#### [Job]
Retype only the lines running from the line that contains "Rebuild this chart" to the line that contains "ax = fig.add_axes([0.164, 0.140, 0.525, 0.713])", inclusive, and leave the pictures behind.

———

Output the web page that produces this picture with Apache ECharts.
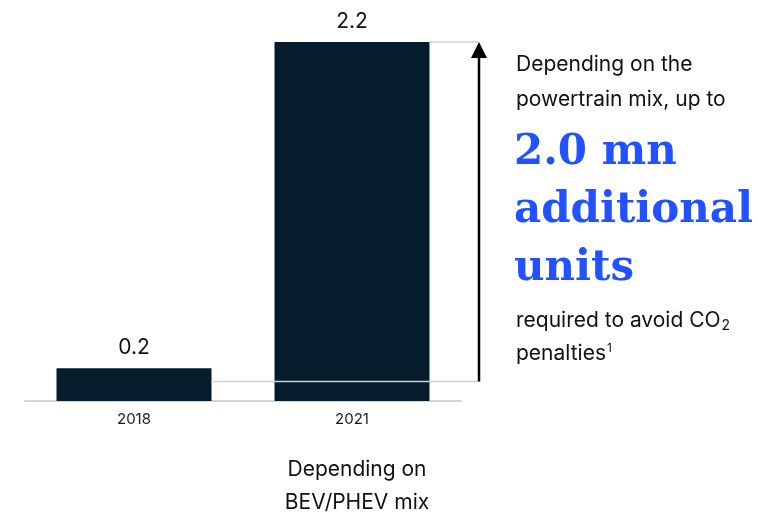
<!DOCTYPE html>
<html>
<head>
<meta charset="utf-8">
<script src="https://cdn.jsdelivr.net/npm/echarts@6/dist/echarts.min.js"></script>
<style>
  html, body { margin: 0; padding: 0; background: #fff; }
  #chart { width: 767px; height: 517px; }
</style>
</head>
<body>
<div id="chart"></div>
<script>
// Vehicle units (mn) by year
const categories = ['2018', '2021'];
const values = [0.2, 2.2];
// Span bridged by the arrow (mn units)
const gapRange = [0.12, 2.2];

const SANS = 'Inter, "Liberation Sans", Arial, sans-serif';
const SERIF = '"DejaVu Serif", Georgia, serif';
const NAVY = '#051c2c';
const BLUE = '#2251ff';

const chart = echarts.init(document.getElementById('chart'), null, { renderer: 'canvas' });

const option = {
  animation: false,
  backgroundColor: '#fff',
  grid: { left: 25, width: 436, top: 42, bottom: 116 },
  xAxis: {
    type: 'category',
    data: categories,
    axisLine: { lineStyle: { color: '#d4d4d4', width: 2 } },
    axisTick: { show: false },
    axisLabel: { color: '#1a1a1a', fontFamily: SANS, fontSize: 15, margin: 11 }
  },
  yAxis: {
    type: 'value',
    min: 0,
    max: 2.2,
    show: false,
    splitLine: { show: false }
  },
  series: [{
    type: 'bar',
    data: values,
    barWidth: 155,
    itemStyle: { color: NAVY },
    label: {
      show: true,
      position: 'top',
      distance: 10,
      color: '#111',
      fontFamily: SANS,
      fontSize: 21,
      formatter: p => p.value.toFixed(1)
    },
    z: 2
  }]
};
chart.setOption(option);

// Annotation: arrow from the lower reference to the 2021 level
const yLow = chart.convertToPixel({ yAxisIndex: 0 }, gapRange[0]);
const yHigh = chart.convertToPixel({ yAxisIndex: 0 }, gapRange[1]);
const x2021 = chart.convertToPixel({ xAxisIndex: 0 }, categories[1]);
const bar1Right = chart.convertToPixel({ xAxisIndex: 0 }, categories[0]) + 155 / 2;
const bar2Right = x2021 + 155 / 2;
const arrowX = 479;

chart.setOption({
  graphic: [
    {
      type: 'line', z: 10,
      shape: { x1: bar1Right, y1: yLow, x2: arrowX, y2: yLow },
      style: { stroke: '#cfcfcf', lineWidth: 1.5 }
    },
    {
      type: 'line', z: 10,
      shape: { x1: bar2Right, y1: yHigh, x2: arrowX, y2: yHigh },
      style: { stroke: '#cfcfcf', lineWidth: 1.5 }
    },
    {
      type: 'line', z: 11,
      shape: { x1: arrowX, y1: yLow, x2: arrowX, y2: yHigh + 14 },
      style: { stroke: '#000', lineWidth: 2.5 }
    },
    {
      type: 'polygon', z: 11,
      shape: { points: [[arrowX - 8, yHigh + 16], [arrowX + 8, yHigh + 16], [arrowX, yHigh]] },
      style: { fill: '#000' }
    },
    // Note under the 2021 bar
    {
      type: 'text',
      x: x2021 + 5, y: 453,
      style: {
        text: 'Depending on\nBEV/PHEV mix',
        align: 'center',
        verticalAlign: 'top',
        fill: '#111',
        font: '21px ' + SANS,
        lineHeight: 33
      }
    },
    // Side commentary
    {
      type: 'text',
      x: 516, y: 47,
      style: {
        text: 'Depending on the\npowertrain mix, up to',
        verticalAlign: 'top',
        fill: '#111',
        font: '21px ' + SANS,
        lineHeight: 35
      }
    },
    {
      type: 'text',
      x: 514, y: 124,
      style: {
        text: '2.0 mn\nadditional\nunits',
        verticalAlign: 'top',
        fill: BLUE,
        font: 'bold 42px ' + SERIF,
        lineHeight: 58
      }
    },
    {
      type: 'text',
      x: 516, y: 304,
      style: {
        text: '{t|required to avoid CO}{sub|2}\n{t|penalties}{sup|1}',
        verticalAlign: 'top',
        rich: {
          t: { fill: '#111', fontFamily: SANS, fontSize: 21, lineHeight: 33 },
          sub: { fill: '#111', fontFamily: SANS, fontSize: 14, lineHeight: 33, padding: [11, 0, 0, 1] },
          sup: { fill: '#111', fontFamily: SANS, fontSize: 12, lineHeight: 33, padding: [0, 0, 10, 1] }
        }
      }
    }
  ]
});
</script>
</body>
</html>
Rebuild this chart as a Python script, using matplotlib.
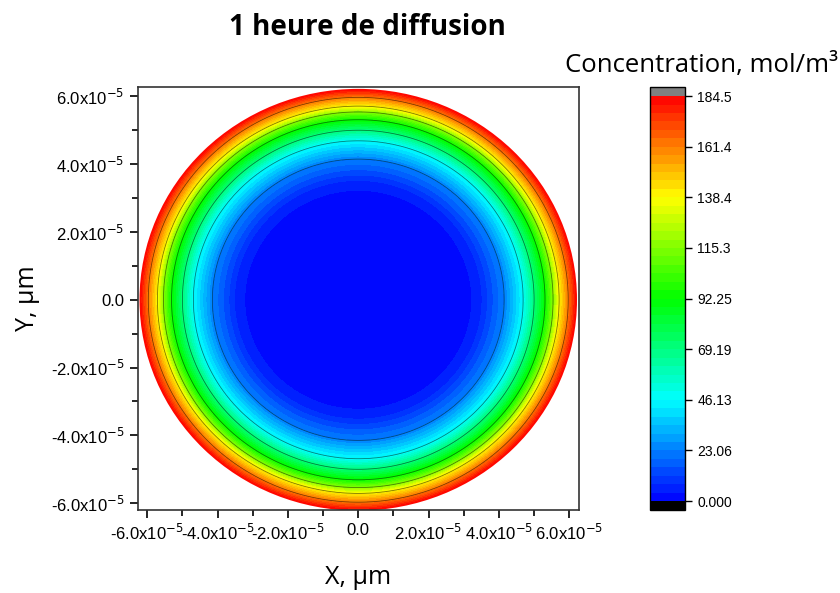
import numpy as np
import matplotlib
matplotlib.use('Agg')
import matplotlib.pyplot as plt
from matplotlib.colors import LinearSegmentedColormap
from matplotlib.patches import Circle
from matplotlib.ticker import MultipleLocator, FuncFormatter

# radial concentration profile (r in units of 1e-5 m)
radius = [0.0, 2.70, 3.41, 4.15, 4.69, 5.00, 5.31, 5.54, 5.71, 5.97, 6.22]
conc = [0.0, 0.5, 5.0, 23.06, 46.13, 69.19, 92.25, 115.3, 138.4, 161.4, 184.5]
cbar_ticks = [0.000, 23.06, 46.13, 69.19, 92.25, 115.3, 138.4, 161.4, 184.5]
cbar_labels = ['0.000', '23.06', '46.13', '69.19', '92.25', '115.3', '138.4', '161.4', '184.5']
line_levels = [23.06, 46.13, 69.19, 92.25, 115.3, 138.4, 161.4]
R = 6.22e-5
cmax = 184.5

plt.rcParams['font.family'] = ['Liberation Sans', 'DejaVu Sans']

cmap = LinearSegmentedColormap.from_list(
    'origin_rainbow', ['#0000ff', '#00ffff', '#00ff00', '#ffff00', '#ff0000'])
cmap.set_over('#808080')
cmap.set_under('#000000')

# field on a grid, built from the radial profile
x = np.linspace(-6.3e-5, 6.3e-5, 700)
X, Y = np.meshgrid(x, x)
rr = np.sqrt(X**2 + Y**2)
Z = np.interp(rr / 1e-5, radius, conc)
Z = np.ma.masked_where(rr > R * 1.005, Z)

fig = plt.figure(figsize=(8.4, 5.93), dpi=100)
ax = fig.add_axes([0.164, 0.140, 0.525, 0.713])

levels = np.linspace(0, cmax, 49)
cs = ax.contourf(X, Y, Z, levels=levels, cmap=cmap, extend='both')
cl = ax.contour(X, Y, Z, levels=line_levels, colors='k', linewidths=0.6, alpha=0.5)
clip = Circle((0, 0), R, transform=ax.transData)
cs.set_clip_path(clip)

ax.set_xlim(-6.27e-5, 6.27e-5)
ax.set_ylim(-6.2e-5, 6.27e-5)

def fmt(v, pos):
    if abs(v) < 1e-12:
        return '0.0'
    return '%.1fx10$^{-5}$' % (v / 1e-5)

for a in (ax.xaxis, ax.yaxis):
    a.set_major_locator(MultipleLocator(2e-5))
    a.set_minor_locator(MultipleLocator(1e-5))
    a.set_major_formatter(FuncFormatter(fmt))
ax.tick_params(which='both', direction='out', top=False, right=False, labelsize=12)
ax.tick_params(which='major', length=6, width=1.2)
ax.tick_params(which='minor', length=4, width=1.2)
for s in ax.spines.values():
    s.set_linewidth(1.2)
    s.set_color('#333333')

ax.set_xlabel('X, µm', fontsize=18, family=['Open Sans', 'DejaVu Sans'], labelpad=16)
ax.set_ylabel('Y, µm', fontsize=18, family=['Open Sans', 'DejaVu Sans'], labelpad=8)

fig.text(0.438, 0.953, '1 heure de diffusion', ha='center', va='center',
         fontsize=20, fontweight='bold', family=['Open Sans', 'DejaVu Sans'])
fig.text(0.998, 0.889, 'Concentration, mol/m³', ha='right', va='center',
         fontsize=18.5, family=['Open Sans', 'DejaVu Sans'])

cax = fig.add_axes([0.774, 0.140, 0.042, 0.713])
cb = fig.colorbar(cs, cax=cax, extend='both', extendrect=True, extendfrac=0.022)
cb.set_ticks(cbar_ticks)
cb.set_ticklabels(cbar_labels)
cb.ax.tick_params(labelsize=10, length=5, width=1.0, direction='out')
cb.ax.minorticks_off()
cb.outline.set_linewidth(1.0)

fig.savefig('out.png', dpi=100)
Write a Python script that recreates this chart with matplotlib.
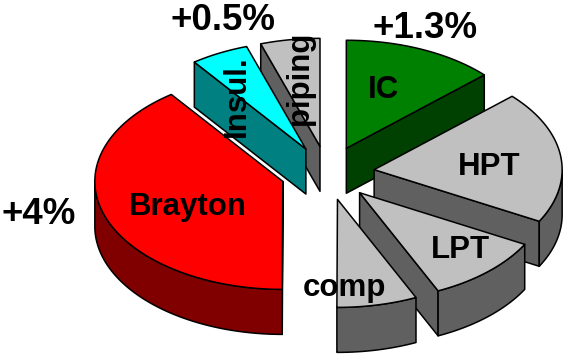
import numpy as np
import matplotlib
matplotlib.use("Agg")
import matplotlib.pyplot as plt
from matplotlib.patches import Polygon

plt.rcParams['font.family'] = ['Liberation Sans', 'DejaVu Sans']

# Slices in clockwise order starting from 12 o'clock, share of the whole in percent
slice_names = ["IC", "HPT", "LPT", "comp", "Brayton", "Insul.", "piping"]
slice_shares = [13.1, 19.8, 10.2, 6.9, 39.8, 5.0, 5.1]
top_colors = ["#008000", "#C0C0C0", "#C0C0C0", "#C0C0C0", "#FF0000", "#00FFFF", "#C0C0C0"]
side_colors = ["#004000", "#606060", "#606060", "#606060", "#800000", "#008080", "#606060"]

# Back to front, so nearer slices cover the ones behind them
draw_order = ["piping", "IC", "Brayton", "Insul.", "HPT", "LPT", "comp"]

gain_labels = ["+0.5%", "+1.3%", "+4%"]
gain_pos = [(223, 20), (425, 29), (39, 214)]

# Projection of the tilted pie, in pixels
cx, cy = 327.5, 173
rx, ry = 188, 108
depth = 45
explode = 0.25


def rim(t, x0, y0):
    return np.column_stack([x0 + rx * np.sin(t), y0 - ry * np.cos(t)])


def draw_slice(ax, t1, t2, top, side):
    mid = (t1 + t2) / 2
    x0 = cx + explode * rx * np.sin(mid)
    y0 = cy - explode * ry * np.cos(mid)
    down = np.array([0, depth])
    apex = np.array([[x0, y0]])

    style = dict(edgecolor="black", linewidth=1.1, joinstyle="round")

    # Flat cut faces, only the ones turned towards the viewer
    if t1 > np.pi + 1e-6:
        e = rim(np.array([t1]), x0, y0)
        ax.add_patch(Polygon(np.vstack([apex, e, e + down, apex + down]), facecolor=side, **style))
    if t2 < np.pi - 1e-6:
        e = rim(np.array([t2]), x0, y0)
        ax.add_patch(Polygon(np.vstack([apex, e, e + down, apex + down]), facecolor=side, **style))

    # Outer wall on the front half of the ellipse
    lo, hi = max(t1, np.pi / 2), min(t2, 3 * np.pi / 2)
    if hi > lo:
        t = np.linspace(lo, hi, 80)
        arc = rim(t, x0, y0)
        ax.add_patch(Polygon(np.vstack([arc, arc[::-1] + down]), facecolor=side, **style))

    # Top face
    arc = rim(np.linspace(t1, t2, 120), x0, y0)
    ax.add_patch(Polygon(np.vstack([apex, arc]), facecolor=top, **style))


fig = plt.figure(figsize=(5.65, 3.55), dpi=100)
ax = fig.add_axes([0, 0, 1, 1])
ax.set_xlim(0, 565)
ax.set_ylim(355, 0)
ax.axis('off')

edges = np.radians(np.cumsum([0] + slice_shares) * 360 / sum(slice_shares))
for name in draw_order:
    i = slice_names.index(name)
    draw_slice(ax, edges[i], edges[i + 1], top_colors[i], side_colors[i])

# Slice labels
label_pos = {"IC": (383, 90), "HPT": (489, 167), "LPT": (460, 250), "comp": (344, 288),
             "Brayton": (188, 207), "Insul.": (237, 96), "piping": (300, 78)}
for name, (x, y) in label_pos.items():
    rot = 90 if name in ("Insul.", "piping") else 0
    ax.text(x, y, name, fontsize=22.5, fontweight='bold', color='black',
            ha='center', va='center', rotation=rot)

for label, (x, y) in zip(gain_labels, gain_pos):
    ax.text(x, y, label, fontsize=26.5, fontweight='bold', color='black', ha='center', va='center')

fig.savefig("out.png", dpi=100)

———

#### [Output]
Rebuild this chart as a Python script, using matplotlib.
import numpy as np
import matplotlib
matplotlib.use('Agg')
import matplotlib.pyplot as plt
from matplotlib.colors import LinearSegmentedColormap
from matplotlib.patches import Circle
from matplotlib.ticker import MultipleLocator, FuncFormatter

# radial concentration profile (r in units of 1e-5 m)
radius = [0.0, 2.70, 3.41, 4.15, 4.69, 5.00, 5.31, 5.54, 5.71, 5.97, 6.22]
conc = [0.0, 0.5, 5.0, 23.06, 46.13, 69.19, 92.25, 115.3, 138.4, 161.4, 184.5]
cbar_ticks = [0.000, 23.06, 46.13, 69.19, 92.25, 115.3, 138.4, 161.4, 184.5]
cbar_labels = ['0.000', '23.06', '46.13', '69.19', '92.25', '115.3', '138.4', '161.4', '184.5']
line_levels = [23.06, 46.13, 69.19, 92.25, 115.3, 138.4, 161.4]
R = 6.22e-5
cmax = 184.5

plt.rcParams['font.family'] = ['Liberation Sans', 'DejaVu Sans']

cmap = LinearSegmentedColormap.from_list(
    'origin_rainbow', ['#0000ff', '#00ffff', '#00ff00', '#ffff00', '#ff0000'])
cmap.set_over('#808080')
cmap.set_under('#000000')

# field on a grid, built from the radial profile
x = np.linspace(-6.3e-5, 6.3e-5, 700)
X, Y = np.meshgrid(x, x)
rr = np.sqrt(X**2 + Y**2)
Z = np.interp(rr / 1e-5, radius, conc)
Z = np.ma.masked_where(rr > R * 1.005, Z)

fig = plt.figure(figsize=(8.4, 5.93), dpi=100)
ax = fig.add_axes([0.164, 0.140, 0.525, 0.713])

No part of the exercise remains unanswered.